> **What is required**: Within the records that follow, find every line containing the string "this". Copy those lines.

[Source records]
┌──
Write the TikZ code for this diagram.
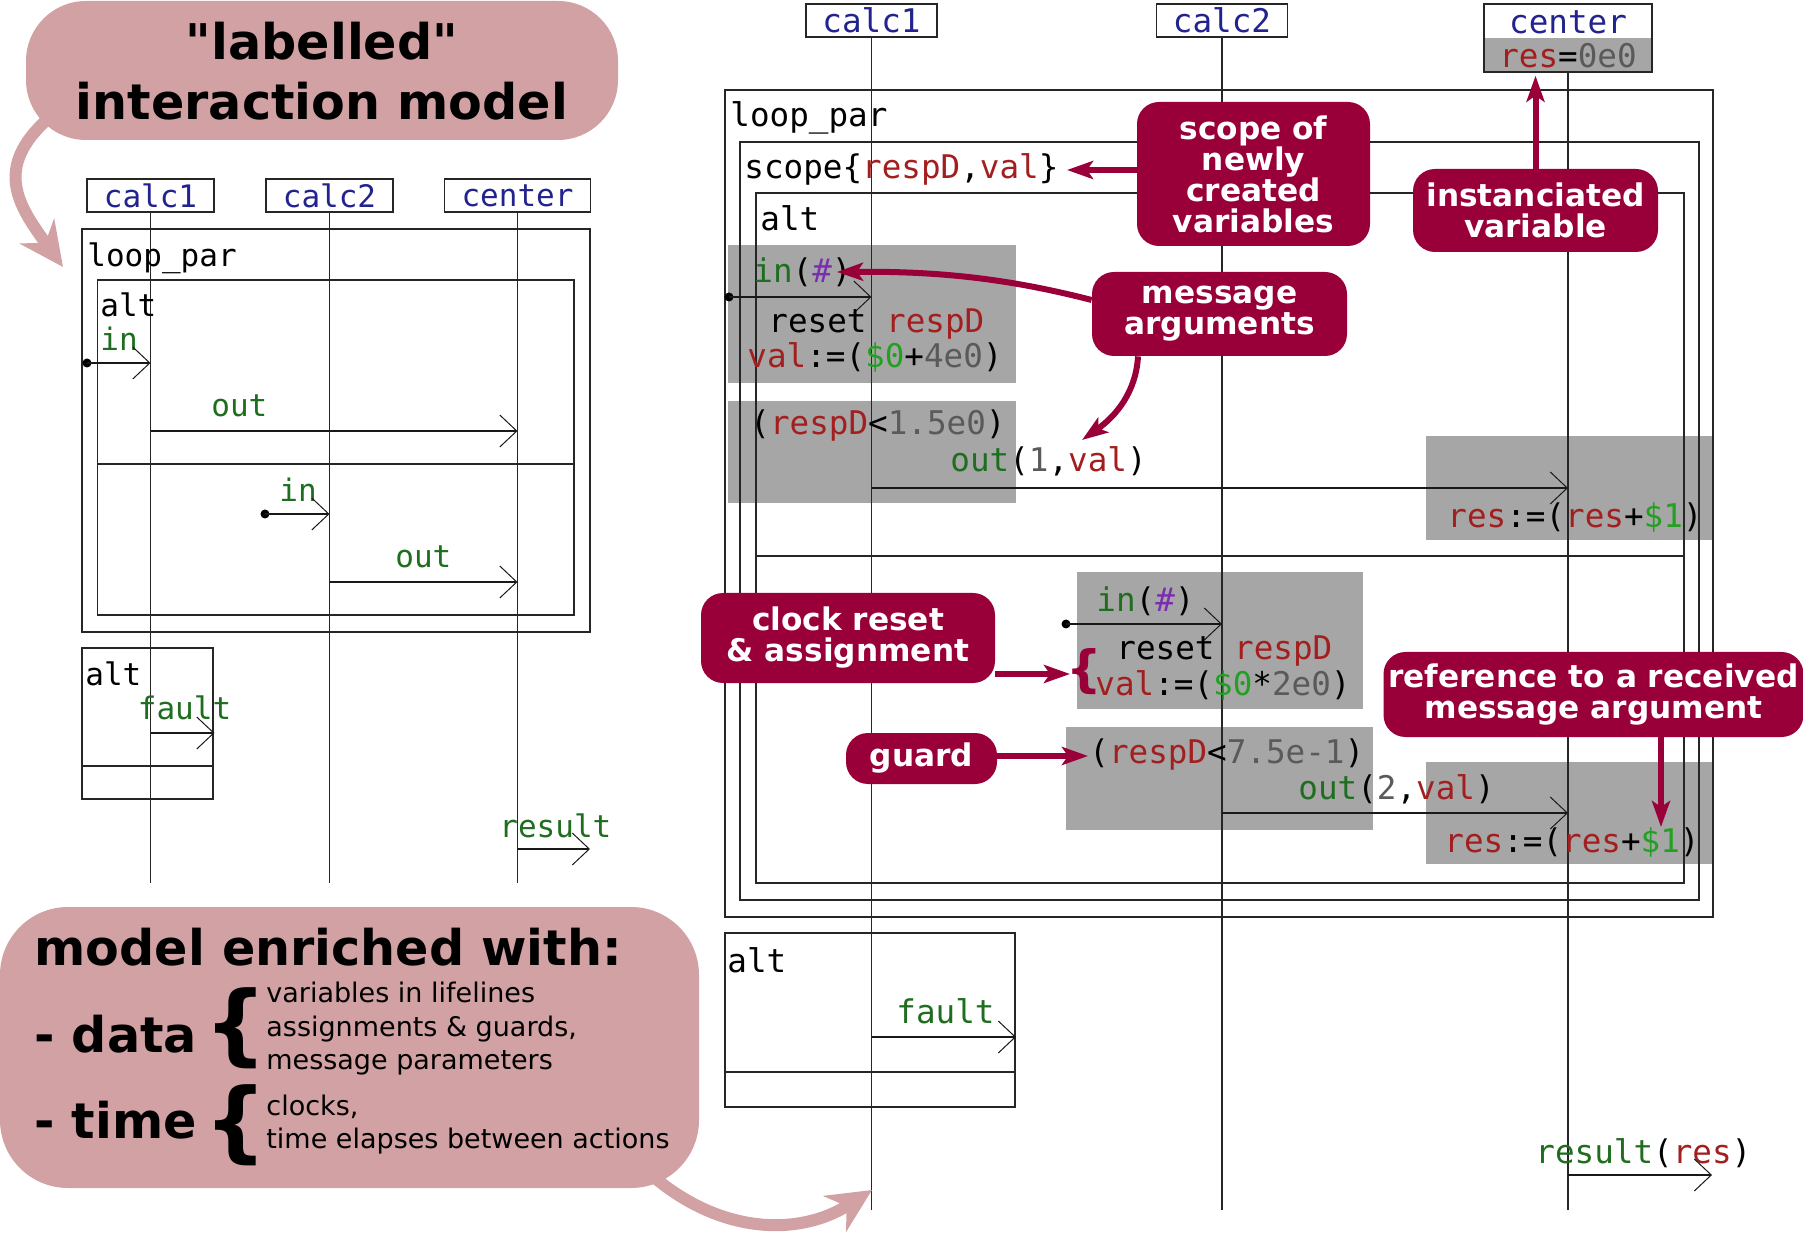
\documentclass[tikz,border=0pt]{standalone}
\usepackage{fontspec}
\setmainfont{DejaVu Sans}
\setmonofont{DejaVu Sans Mono}
\newfontfamily\plainsans{DejaVu Sans}[Ligatures=TeXOff]
\usetikzlibrary{arrows.meta}
\definecolor{pinkb}{HTML}{D1A1A3}
\definecolor{crim}{HTML}{990039}
\definecolor{grayb}{HTML}{A6A6A6}
\definecolor{msggreen}{HTML}{1F6E1F}
\definecolor{argreen}{HTML}{22A022}
\definecolor{varred}{HTML}{A31F1F}
\definecolor{numgray}{HTML}{5A5A5A}
\definecolor{hashpurple}{HTML}{7A2DB0}
\definecolor{lifeblue}{HTML}{23238F}
\newcommand\mMsg[1]{\textcolor{msggreen}{#1}}
\newcommand\mVar[1]{\textcolor{varred}{#1}}
\newcommand\mArg[1]{\textcolor{argreen}{#1}}
\newcommand\mNum[1]{\textcolor{numgray}{#1}}
\newcommand\mHash[1]{\textcolor{hashpurple}{#1}}
\newcommand\mLife[1]{\textcolor{lifeblue}{#1}}
\newcommand\monoR{\ttfamily\fontsize{16.3}{18}\selectfont}
\newcommand\monoL{\ttfamily\fontsize{15.5}{17}\selectfont}
\newcommand\calloutfont{\bfseries\fontsize{15.6}{15.5}\selectfont}
\newcommand\bigboldfont{\bfseries\fontsize{24.6}{30}\selectfont}
\newcommand\smalltextfont{\fontsize{13.5}{17}\selectfont}
\begin{document}
\begin{tikzpicture}[x=0.5pt,y=-0.5pt,
  frame/.style={draw=black!85, line width=0.75pt},
  life/.style={draw=black!85, line width=0.6pt},
  msgline/.style={draw=black!90, line width=0.75pt, -{Straight Barb[length=8.5pt,width=16pt,line width=0.5pt]}},
  startdot/.style={circle, fill=black, inner sep=0pt, minimum size=4.5pt},
  txR/.style={anchor=base west, inner sep=0pt, font=\monoR},
  txL/.style={anchor=base west, inner sep=0pt, font=\monoL},
  headR/.style={draw=black!85, line width=0.75pt, minimum width=65.5pt, minimum height=16.5pt, inner sep=0pt, font=\monoR},
  headL/.style={draw=black!85, line width=0.75pt, minimum width=63.5pt, minimum height=16.5pt, inner sep=0pt, font=\monoL},
  callout/.style={fill=crim, rounded corners=11pt, text=white, font=\calloutfont, align=center, inner sep=0pt},
  carrow/.style={draw=crim, line width=3pt, -{Stealth[length=13pt,width=9pt,inset=3pt]}},
  pinkarrow/.style={draw=pinkb, line width=6pt, -{Stealth[length=22pt,width=21pt,inset=7pt]}},
  bubble/.style={fill=pinkb, inner sep=0pt},
  bigbold/.style={anchor=base west, inner sep=0pt, font=\bigboldfont},
  smalltx/.style={anchor=base west, inner sep=0pt, font=\smalltextfont},
]
\useasboundingbox (0,0) rectangle (1803,1234);

%================ LEFT DIAGRAM =================
\draw[frame] (82,229) rectangle (590,632);
\draw[frame] (97.5,280) rectangle (574,615);
\draw[frame] (97.5,464) -- (574,464);
\draw[frame] (82,648) rectangle (213,799);
\draw[frame] (82,766) -- (213,766);

\node[headL] (lc1) at (150.5,195.5) {\mLife{calc1}};
\node[headL] (lc2) at (329.5,195.5) {\mLife{calc2}};
\node[headL, minimum width=73pt] (lctr) at (517.5,195.5) {\mLife{center}};
\coordinate (lc1e) at (150.5,883);
\coordinate (lc2e) at (329.5,883);
\coordinate (lctre) at (517.5,883);
\draw[life] (lc1.south) -- (lc1e);
\draw[life] (lc2.south) -- (lc2e);
\draw[life] (lctr.south) -- (lctre);

\node[txL] (lloop) at (87,267) {loop\_par};
\node[txL] (lalt) at (100,317) {alt};
\node[txL] (lin1) at (100,351) {\mMsg{in}};
\node[startdot] (ld1) at (87,363) {};
\coordinate (lt1) at (150.5,363);
\draw[msgline] (ld1.center) -- (lt1);
\node[txL] (lout1) at (211,417) {\mMsg{out}};
\coordinate (ls2) at (150.5,431);
\coordinate (lt2) at (517.5,431);
\draw[msgline] (ls2) -- (lt2);
\node[txL] (lin2) at (279,502) {\mMsg{in}};
\node[startdot] (ld3) at (265,514) {};
\coordinate (lt3) at (329.5,514);
\draw[msgline] (ld3.center) -- (lt3);
\node[txL] (lout2) at (395,568) {\mMsg{out}};
\coordinate (ls4) at (329.5,582);
\coordinate (lt4) at (517.5,582);
\draw[msgline] (ls4) -- (lt4);
\node[txL] (lalt2) at (85,685) {alt};
\node[txL] (lfault) at (137.5,719) {\mMsg{fault}};
\coordinate (ls5) at (150.5,733);
\coordinate (lt5) at (214.5,733);
\draw[msgline] (ls5) -- (lt5);
\node[txL] (lresult) at (499,837) {\mMsg{result}};
\coordinate (ls6) at (517.5,849);
\coordinate (lt6) at (590,849);
\draw[msgline] (ls6) -- (lt6);

%================ RIGHT DIAGRAM =================
\fill[grayb] (728,245) rectangle (1016,383);
\fill[grayb] (728,401) rectangle (1016,503);
\fill[grayb] (1426,436) rectangle (1713,540);
\fill[grayb] (1077,572) rectangle (1363,709);
\fill[grayb] (1066,727) rectangle (1373,830);
\fill[grayb] (1426,762) rectangle (1713,864);
\fill[grayb] (1484,38) rectangle (1652,72);

\draw[frame] (725,90) rectangle (1713,917);
\draw[frame] (740,142) rectangle (1699,900);
\draw[frame] (756,193) rectangle (1684,883);
\draw[frame] (756,556) -- (1684,556);
\draw[frame] (725,933) rectangle (1015,1107);
\draw[frame] (725,1072) -- (1015,1072);

\node[headR] (rc1) at (871.5,20.5) {\mLife{calc1}};
\node[headR] (rc2) at (1222,20.5) {\mLife{calc2}};
\node[draw=black!85, line width=0.75pt, minimum width=84pt, minimum height=34pt, inner sep=0pt] (rctr) at (1568,38) {};
\node[txR, anchor=base] (rctrname) at (1568,34) {\mLife{center}};
\node[txR, anchor=base] (rctrvar) at (1568,68) {\mVar{res}=\mNum{0e0}};
\coordinate (rc1e) at (871.5,1210);
\coordinate (rc2e) at (1222,1210);
\coordinate (rctre) at (1568,1210);
\draw[life] (rc1.south) -- (rc1e);
\draw[life] (rc2.south) -- (rc2e);
\draw[life] (rctr.south) -- (rctre);

\node[txR] (rloop) at (730,127) {loop\_par};
\node[txR] (rscope) at (744,179) {scope\{\mVar{respD},\mVar{val}\}};
\node[txR] (ralt) at (760,231) {alt};

\node[txR] (rin1) at (753,283) {\mMsg{in}(\mHash{\#})};
\node[startdot] (rd1) at (729,297) {};
\coordinate (rt1) at (871.5,297);
\draw[msgline] (rd1.center) -- (rt1);
\node[txR] (rreset1) at (768,333) {reset \mVar{respD}};
\node[txR] (rval1) at (747,368) {\mVar{val}:=(\mArg{\$0}+\mNum{4e0})};
\node[txR] (rguard1) at (750,435) {(\mVar{respD}<\mNum{1.5e0})};
\node[txR] (rout1) at (950,472) {\mMsg{out}(\mNum{1},\mVar{val})};
\coordinate (rs2) at (871.5,488);
\coordinate (rt2) at (1568,488);
\draw[msgline] (rs2) -- (rt2);
\node[txR] (rres1) at (1447,528) {\mVar{res}:=(\mVar{res}+\mArg{\$1})};

\node[txR] (rin2) at (1096,611) {\mMsg{in}(\mHash{\#})};
\node[startdot] (rd3) at (1066,624) {};
\coordinate (rt3) at (1222,624);
\draw[msgline] (rd3.center) -- (rt3);
\node[txR] (rreset2) at (1116,660) {reset \mVar{respD}};
\node[txR] (rval2) at (1095,695) {\mVar{val}:=(\mArg{\$0}*\mNum{2e0})};
\node[anchor=base west, inner sep=0pt, text=crim, font=\bfseries\fontsize{25}{25}\selectfont] (rbrace) at (1066,686) {\{};
\node[txR] (rguard2) at (1089,763) {(\mVar{respD}<\mNum{7.5e-1})};
\node[txR] (rout2) at (1298,799) {\mMsg{out}(\mNum{2},\mVar{val})};
\coordinate (rs4) at (1222,813);
\coordinate (rt4) at (1568,813);
\draw[msgline] (rs4) -- (rt4);
\node[txR] (rres2) at (1444,852) {\mVar{res}:=(\mVar{res}+\mArg{\$1})};

\node[txR] (ralt2) at (727,972) {alt};
\node[txR] (rfault) at (896,1023) {\mMsg{fault}};
\coordinate (rs5) at (871.5,1037);
\coordinate (rt5) at (1016,1037);
\draw[msgline] (rs5) -- (rt5);
\node[txR] (rresult) at (1535,1163) {\mMsg{result}(\mVar{res})};
\coordinate (rs6) at (1568,1175);
\coordinate (rt6) at (1712,1175);
\draw[msgline] (rs6) -- (rt6);

%================ CALLOUTS =================
\node[callout, minimum width=116.5pt, minimum height=72pt] (scopeC) at (1253.5,174) {scope of\\newly\\created\\variables};
\node[callout, minimum width=122.5pt, minimum height=41.5pt] (instC) at (1535.5,210.5) {instanciated\\variable};
\node[callout, minimum width=127.5pt, minimum height=42pt] (msgC) at (1219.5,314) {message\\arguments};
\node[callout, minimum width=147pt, minimum height=45pt] (clkC) at (848,638) {clock reset\\\& assignment};
\node[callout, minimum width=75.5pt, minimum height=25.5pt] (guardC) at (921.5,758.5) {guard};
\node[callout, minimum width=210pt, minimum height=42.5pt] (refC) at (1593.5,694.5) {reference to a received\\message argument};

\coordinate (scopeTip) at (1067,170);
\draw[carrow] (scopeC.west |- scopeTip) -- (scopeTip);
\draw[carrow, shorten >=1.5pt] (instC.north) -- (instC.north |- rctr.south);
\coordinate (maS1) at (1093,300);
\coordinate (maTip1) at (837,272);
\draw[carrow] (msgC.west |- maS1) .. controls (1010,279) and (940,271) .. (maTip1);
\coordinate (maS2) at (1138,356);
\coordinate (maTip2) at (1082,440);
\draw[carrow] (msgC.south -| maS2) .. controls (1136,392) and (1116,416) .. (maTip2);
\coordinate (clkTip) at (1070,674);
\draw[carrow] (clkC.east |- clkTip) -- (clkTip);
\coordinate (guardTip) at (1088,756);
\draw[carrow] (guardC.east |- guardTip) -- (guardTip);
\coordinate (refTip) at (1661,827);
\draw[carrow] (refC.south -| refTip) -- (refTip);

%================ PINK BUBBLES =================
\coordinate (pa1s) at (56,112);
\coordinate (pa1e) at (63,267);
\draw[pinkarrow] (pa1s) .. controls (-10,165) and (18,205) .. (pa1e);
\coordinate (pa2s) at (648,1172);
\coordinate (pa2e) at (872,1190);
\draw[pinkarrow] (pa2s) .. controls (720,1236) and (800,1236) .. (pa2e);

\node[bubble, rounded corners=30pt, minimum width=296pt, minimum height=69.5pt] (titleB) at (322,70.5) {};
\node[anchor=base, inner sep=0pt, font=\plainsans\bigboldfont] (titleA) at (322,60) {"labelled"};
\node[anchor=base, inner sep=0pt, font=\bigboldfont] (titleC) at (322,120) {interaction model};

\node[bubble, rounded corners=34pt, minimum width=349.5pt, minimum height=140.5pt] (enrB) at (349.5,1047.5) {};
\node[bigbold] (enrT) at (34,965) {model enriched with:};
\node[bigbold] (dataT) at (34,1052) {- data};
\node[bigbold] (timeT) at (34,1138) {- time};
\node[anchor=base west, inner sep=0pt, font=\bfseries\fontsize{44}{44}\selectfont] (dataBr) at (204,1054) {\{};
\node[anchor=base west, inner sep=0pt, font=\bfseries\fontsize{44}{44}\selectfont] (timeBr) at (204,1151) {\{};
\node[smalltx] (d1t) at (266,1002) {variables in lifelines};
\node[smalltx] (d2t) at (266,1036) {assignments \& guards,};
\node[smalltx] (d3t) at (266,1069) {message parameters};
\node[smalltx] (t1t) at (266,1115) {clocks,};
\node[smalltx] (t2t) at (266,1148) {time elapses between actions};
\end{tikzpicture}
\end{document}
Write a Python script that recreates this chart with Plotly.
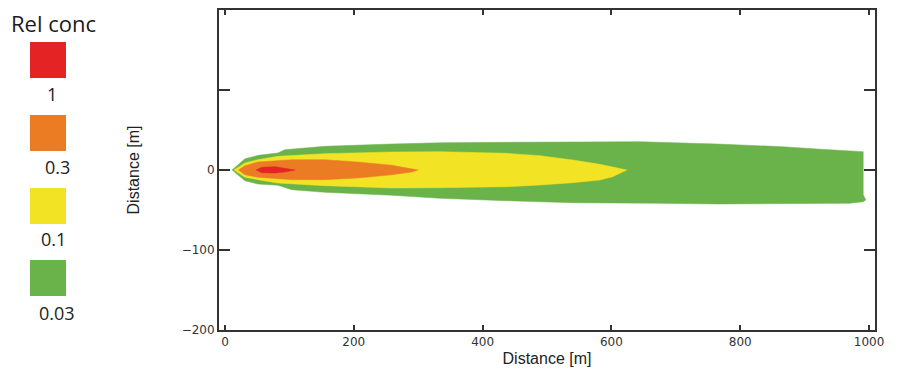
└──
> **Exercise output**:
Write the TikZ code for this diagram.
Write a Python script that recreates this chart with Plotly.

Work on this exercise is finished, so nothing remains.